* _Directive_
Carry none of the pictures over; set down the material below exactly.

-------- Data lines

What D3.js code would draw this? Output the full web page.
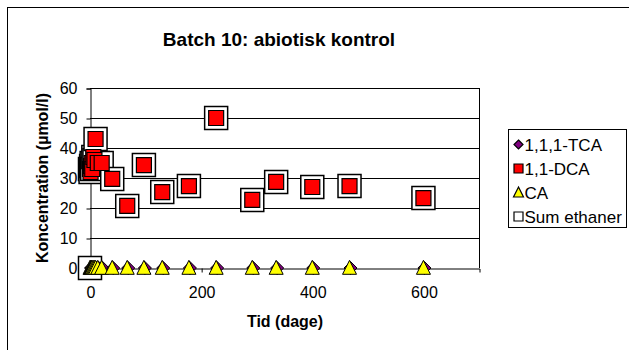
<!DOCTYPE html>
<html>
<head>
<meta charset="utf-8">
<script src="https://cdn.jsdelivr.net/npm/d3@7"></script>
<style>
  body { margin: 0; background: #fff; }
  text { font-family: "Liberation Sans", Arial, sans-serif; }
</style>
</head>
<body>
<svg id="chart" width="629" height="350"></svg>
<script>
// sampling times (days)
const times = [0, 1, 2, 3, 4, 6, 8, 10, 14, 21, 40, 67, 97, 130, 178, 227, 292, 335, 400, 467, 600];
const tca = [0, 0, 0, 0, 0, 0, 0, 0, 0, 0, 0, 0, 0, 0, 0, 0, 0, 0, 0, 0, 0];
const dca = [33, 32, 34, 35, 33, 37, 36, 43, 35, 35, 29.7, 20.7, 34.3, 25.3, 27.3, 50, 22.7, 28.7, 27, 27.3, 23.3];
const ca = [0, 0, 0, 0, 0, 0, 0, 0, 0, 0, 0, 0, 0, 0, 0, 0, 0, 0, 0, 0, 0];
const sumTimes = [0, 0, 1, 2, 3, 4, 6, 8, 10, 14, 21, 40, 67, 97, 130, 178, 227, 292, 335, 400, 467, 600];
const sumEthaner = [0, 33, 32, 34, 35, 33, 37, 36, 43, 35, 35, 29.7, 20.7, 34.3, 25.3, 27.3, 50, 22.7, 28.7, 27, 27.3, 23.3];
const xTicks = [0, 200, 400, 600];
const yTicks = [0, 10, 20, 30, 40, 50, 60];
const seriesNames = ['1,1,1-TCA', '1,1-DCA', 'CA', 'Sum ethaner'];

const svg = d3.select('#chart');
const margin = { left: 90, top: 88, right: 150, bottom: 82 };
const width = 629 - margin.left - margin.right;
const height = 350 - margin.top - margin.bottom;

// outer chart frame (cut off at right/bottom)
svg.append('rect')
  .attr('x', 7.5).attr('y', 7.5)
  .attr('width', 700).attr('height', 400)
  .attr('fill', '#fff').attr('stroke', '#000');

svg.append('text')
  .attr('x', 279).attr('y', 46)
  .attr('text-anchor', 'middle')
  .style('font-size', '19px').style('font-weight', 'bold')
  .text('Batch 10: abiotisk kontrol');

const g = svg.append('g').attr('transform', `translate(${margin.left},${margin.top})`);

const x = d3.scaleLinear().domain([0, 700]).range([0, width]);
const y = d3.scaleLinear().domain([0, 60]).range([height, 0]);

// gridlines
g.selectAll('.grid')
  .data(yTicks.slice(1))
  .enter().append('line')
  .attr('x1', 0).attr('x2', width)
  .attr('y1', d => Math.round(y(d)) + 0.5).attr('y2', d => Math.round(y(d)) + 0.5)
  .attr('stroke', '#000').attr('stroke-width', 1);

// right border
g.append('line')
  .attr('x1', width + 0.5).attr('x2', width + 0.5)
  .attr('y1', 0).attr('y2', height)
  .attr('stroke', '#000');

const yAxis = g.append('g')
  .attr('transform', 'translate(0.5,0.5)')
  .call(d3.axisLeft(y).tickValues(yTicks).tickSize(4).tickPadding(9));
const xAxis = g.append('g')
  .attr('transform', `translate(0.5,${height + 0.5})`)
  .call(d3.axisBottom(x).tickValues(xTicks).tickSize(4).tickPadding(14));
[xAxis, yAxis].forEach(a => {
  a.select('.domain').attr('stroke', '#000');
  a.selectAll('line').attr('stroke', '#000');
  a.selectAll('text').style('font-size', '16px').attr('fill', '#000')
    .style('font-family', '"Liberation Sans", Arial, sans-serif');
});

// axis titles
svg.append('text')
  .attr('x', 285).attr('y', 327)
  .attr('text-anchor', 'middle')
  .style('font-size', '16px').style('font-weight', 'bold')
  .text('Tid (dage)');
svg.append('text')
  .attr('transform', `translate(48,${margin.top + height / 2}) rotate(-90)`)
  .attr('text-anchor', 'middle')
  .style('font-size', '16px').style('font-weight', 'bold')
  .text('Koncentration (µmol/l)');

const sq = (s) => `M${-s / 2},${-s / 2}h${s}v${s}h${-s}Z`;
const diamond = (s) => `M0,${-s / 2}L${s / 2},0L0,${s / 2}L${-s / 2},0Z`;
const tri = (s) => `M0,${-s * 0.55}L${s / 2},${s * 0.45}L${-s / 2},${s * 0.45}Z`;

// Sum ethaner (behind)
g.selectAll('.sum')
  .data(sumTimes.map((t, i) => [t, sumEthaner[i]]))
  .enter().append('path')
  .attr('transform', d => `translate(${x(d[0])},${y(d[1])})`)
  .attr('d', sq(23))
  .attr('fill', '#fff').attr('stroke', '#000').attr('stroke-width', 1.5);

// 1,1,1-TCA
g.selectAll('.tca')
  .data(times.map((t, i) => [t, tca[i]]))
  .enter().append('path')
  .attr('transform', d => `translate(${x(d[0]) + 1},${y(d[1])})`)
  .attr('d', diamond(13))
  .attr('fill', '#800080').attr('stroke', '#000').attr('stroke-width', 1);

// 1,1-DCA
g.selectAll('.dca')
  .data(times.map((t, i) => [t, dca[i]]))
  .enter().append('path')
  .attr('transform', d => `translate(${x(d[0])},${y(d[1])})`)
  .attr('d', sq(15))
  .attr('fill', '#ff0000').attr('stroke', '#000').attr('stroke-width', 1.2);

// CA
g.selectAll('.ca')
  .data(times.map((t, i) => [t, ca[i]]))
  .enter().append('path')
  .attr('transform', d => `translate(${x(d[0])},${y(d[1])})`)
  .attr('d', tri(14))
  .attr('fill', '#ffff00').attr('stroke', '#000').attr('stroke-width', 1);

// legend
const lg = svg.append('g').attr('transform', 'translate(508.5,129.5)');
lg.append('rect').attr('width', 118).attr('height', 98)
  .attr('fill', '#fff').attr('stroke', '#000');
const legendShapes = [
  { d: diamond(9), fill: '#800080' },
  { d: sq(9), fill: '#ff0000' },
  { d: tri(10), fill: '#ffff00' },
  { d: sq(9), fill: '#fff' }
];
seriesNames.forEach((name, i) => {
  const row = lg.append('g').attr('transform', `translate(0,${15 + i * 24})`);
  row.append('path').attr('transform', 'translate(10,0)')
    .attr('d', legendShapes[i].d)
    .attr('fill', legendShapes[i].fill).attr('stroke', '#000').attr('stroke-width', 1.2);
  row.append('text').attr('x', 16).attr('y', 6)
    .style('font-size', '17px')
    .text(name);
});
</script>
</body>
</html>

----------------

* _Correct response_
What D3.js code would draw this? Output the full web page.
<!DOCTYPE html>
<html>
<head>
<meta charset="utf-8">
<script src="https://cdn.jsdelivr.net/npm/d3@7"></script>
<style>
  body { margin: 0; background: #fff; }
  text { font-family: "Liberation Sans", Arial, sans-serif; }
</style>
</head>
<body>
<svg id="chart" width="629" height="350"></svg>
<script>
// sampling times (days)
const times = [0, 1, 2, 3, 4, 6, 8, 10, 14, 21, 40, 67, 97, 130, 178, 227, 292, 335, 400, 467, 600];
const tca = [0, 0, 0, 0, 0, 0, 0, 0, 0, 0, 0, 0, 0, 0, 0, 0, 0, 0, 0, 0, 0];
const dca = [33, 32, 34, 35, 33, 37, 36, 43, 35, 35, 29.7, 20.7, 34.3, 25.3, 27.3, 50, 22.7, 28.7, 27, 27.3, 23.3];
const ca = [0, 0, 0, 0, 0, 0, 0, 0, 0, 0, 0, 0, 0, 0, 0, 0, 0, 0, 0, 0, 0];
const sumTimes = [0, 0, 1, 2, 3, 4, 6, 8, 10, 14, 21, 40, 67, 97, 130, 178, 227, 292, 335, 400, 467, 600];
const sumEthaner = [0, 33, 32, 34, 35, 33, 37, 36, 43, 35, 35, 29.7, 20.7, 34.3, 25.3, 27.3, 50, 22.7, 28.7, 27, 27.3, 23.3];
const xTicks = [0, 200, 400, 600];
const yTicks = [0, 10, 20, 30, 40, 50, 60];
const seriesNames = ['1,1,1-TCA', '1,1-DCA', 'CA', 'Sum ethaner'];

const svg = d3.select('#chart');
const margin = { left: 90, top: 88, right: 150, bottom: 82 };
const width = 629 - margin.left - margin.right;
const height = 350 - margin.top - margin.bottom;

// outer chart frame (cut off at right/bottom)
svg.append('rect')
  .attr('x', 7.5).attr('y', 7.5)
  .attr('width', 700).attr('height', 400)
  .attr('fill', '#fff').attr('stroke', '#000');

svg.append('text')
  .attr('x', 279).attr('y', 46)
  .attr('text-anchor', 'middle')
  .style('font-size', '19px').style('font-weight', 'bold')
  .text('Batch 10: abiotisk kontrol');

const g = svg.append('g').attr('transform', `translate(${margin.left},${margin.top})`);

const x = d3.scaleLinear().domain([0, 700]).range([0, width]);
const y = d3.scaleLinear().domain([0, 60]).range([height, 0]);

// gridlines
g.selectAll('.grid')
  .data(yTicks.slice(1))
  .enter().append('line')
  .attr('x1', 0).attr('x2', width)
  .attr('y1', d => Math.round(y(d)) + 0.5).attr('y2', d => Math.round(y(d)) + 0.5)
  .attr('stroke', '#000').attr('stroke-width', 1);

// right border
g.append('line')
  .attr('x1', width + 0.5).attr('x2', width + 0.5)
  .attr('y1', 0).attr('y2', height)
  .attr('stroke', '#000');

const yAxis = g.append('g')
  .attr('transform', 'translate(0.5,0.5)')
  .call(d3.axisLeft(y).tickValues(yTicks).tickSize(4).tickPadding(9));
const xAxis = g.append('g')
  .attr('transform', `translate(0.5,${height + 0.5})`)
  .call(d3.axisBottom(x).tickValues(xTicks).tickSize(4).tickPadding(14));
[xAxis, yAxis].forEach(a => {
  a.select('.domain').attr('stroke', '#000');
  a.selectAll('line').attr('stroke', '#000');
  a.selectAll('text').style('font-size', '16px').attr('fill', '#000')
    .style('font-family', '"Liberation Sans", Arial, sans-serif');
});

// axis titles
svg.append('text')
  .attr('x', 285).attr('y', 327)
  .attr('text-anchor', 'middle')
  .style('font-size', '16px').style('font-weight', 'bold')
  .text('Tid (dage)');
svg.append('text')
  .attr('transform', `translate(48,${margin.top + height / 2}) rotate(-90)`)
  .attr('text-anchor', 'middle')
  .style('font-size', '16px').style('font-weight', 'bold')
  .text('Koncentration (µmol/l)');

const sq = (s) => `M${-s / 2},${-s / 2}h${s}v${s}h${-s}Z`;
const diamond = (s) => `M0,${-s / 2}L${s / 2},0L0,${s / 2}L${-s / 2},0Z`;
const tri = (s) => `M0,${-s * 0.55}L${s / 2},${s * 0.45}L${-s / 2},${s * 0.45}Z`;

// Sum ethaner (behind)
g.selectAll('.sum')
  .data(sumTimes.map((t, i) => [t, sumEthaner[i]]))
  .enter().append('path')
  .attr('transform', d => `translate(${x(d[0])},${y(d[1])})`)
  .attr('d', sq(23))
  .attr('fill', '#fff').attr('stroke', '#000').attr('stroke-width', 1.5);

// 1,1,1-TCA
g.selectAll('.tca')
  .data(times.map((t, i) => [t, tca[i]]))
  .enter().append('path')
  .attr('transform', d => `translate(${x(d[0]) + 1},${y(d[1])})`)
  .attr('d', diamond(13))
  .attr('fill', '#800080').attr('stroke', '#000').attr('stroke-width', 1);

// 1,1-DCA
g.selectAll('.dca')
  .data(times.map((t, i) => [t, dca[i]]))
  .enter().append('path')
  .attr('transform', d => `translate(${x(d[0])},${y(d[1])})`)
  .attr('d', sq(15))
  .attr('fill', '#ff0000').attr('stroke', '#000').attr('stroke-width', 1.2);

// CA
g.selectAll('.ca')
  .data(times.map((t, i) => [t, ca[i]]))
  .enter().append('path')
  .attr('transform', d => `translate(${x(d[0])},${y(d[1])})`)
  .attr('d', tri(14))
  .attr('fill', '#ffff00').attr('stroke', '#000').attr('stroke-width', 1);

// legend
const lg = svg.append('g').attr('transform', 'translate(508.5,129.5)');
lg.append('rect').attr('width', 118).attr('height', 98)
  .attr('fill', '#fff').attr('stroke', '#000');
const legendShapes = [
  { d: diamond(9), fill: '#800080' },
  { d: sq(9), fill: '#ff0000' },
  { d: tri(10), fill: '#ffff00' },
  { d: sq(9), fill: '#fff' }
];
seriesNames.forEach((name, i) => {
  const row = lg.append('g').attr('transform', `translate(0,${15 + i * 24})`);
  row.append('path').attr('transform', 'translate(10,0)')
    .attr('d', legendShapes[i].d)
    .attr('fill', legendShapes[i].fill).attr('stroke', '#000').attr('stroke-width', 1.2);
  row.append('text').attr('x', 16).attr('y', 6)
    .style('font-size', '17px')
    .text(name);
});
</script>
</body>
</html>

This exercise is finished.